Administrer la justice sans la déshumaniser

Aujourd’hui, le système judiciaire sature. Il doit se moderniser avec un double impératif : mieux respecter l’État de droit et optimiser les moyens.

La dernière grande réforme de l’administration de la justice date de 1958. Adossée à un découpage territorial et un traitement uniforme des procédures, elle posait les fondations d’une institution en complète déshérence. La loi de programmation 2018-2022 qui est en cours de promulgation au moment où j’écris ces lignes se situe dans un tout autre contexte : elle vise à répondre à la masse des litiges qui sont apparus ces dernières années en France comme dans toutes les démocraties occidentales. Devant ce défi, le législateur prend acte que l’acte de juger n’épuise plus le travail du magistrat. Il doit s’appuyer sur une administration fiable qui en constitue désormais le support indispensable. Nous sommes, en effet, face à une réalité : à une demande potentiellement infinie de justice, on ne peut répondre que par une offre nécessairement finie. Pour maîtriser ce flux, la réponse judiciaire ne doit plus intervenir en première ligne, mais comme un recours et selon des modalités plus rationnelles.

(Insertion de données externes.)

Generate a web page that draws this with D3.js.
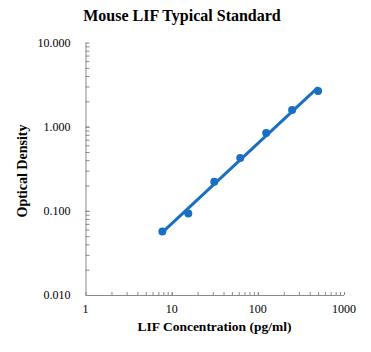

L’idée est de privilégier des modes de traitement différenciés des conflits qui répondent mieux aux aspirations des justiciables à être plus autonomes et à participer à la résolution de leurs conflits. On espère une justice plus rapide et performante, plus à même aussi de répondre à un niveau de qualité attendu par les usagers de ce service public. L’antagonisme entre l’indépendance du juge, la temporalité propre de son activité et les normes managériales n’est pas insurmontable. C’est ainsi qu’on voit apparaître les enquêtes de satisfaction des usagers dans beaucoup de pays européens. Cette démarche, parmi d’autres, consiste à se mettre à l’écoute du public et ainsi, à créer un lien de confiance entre les citoyens et leur justice. La participation active du public tend à devenir un mode de gouvernance des tribunaux.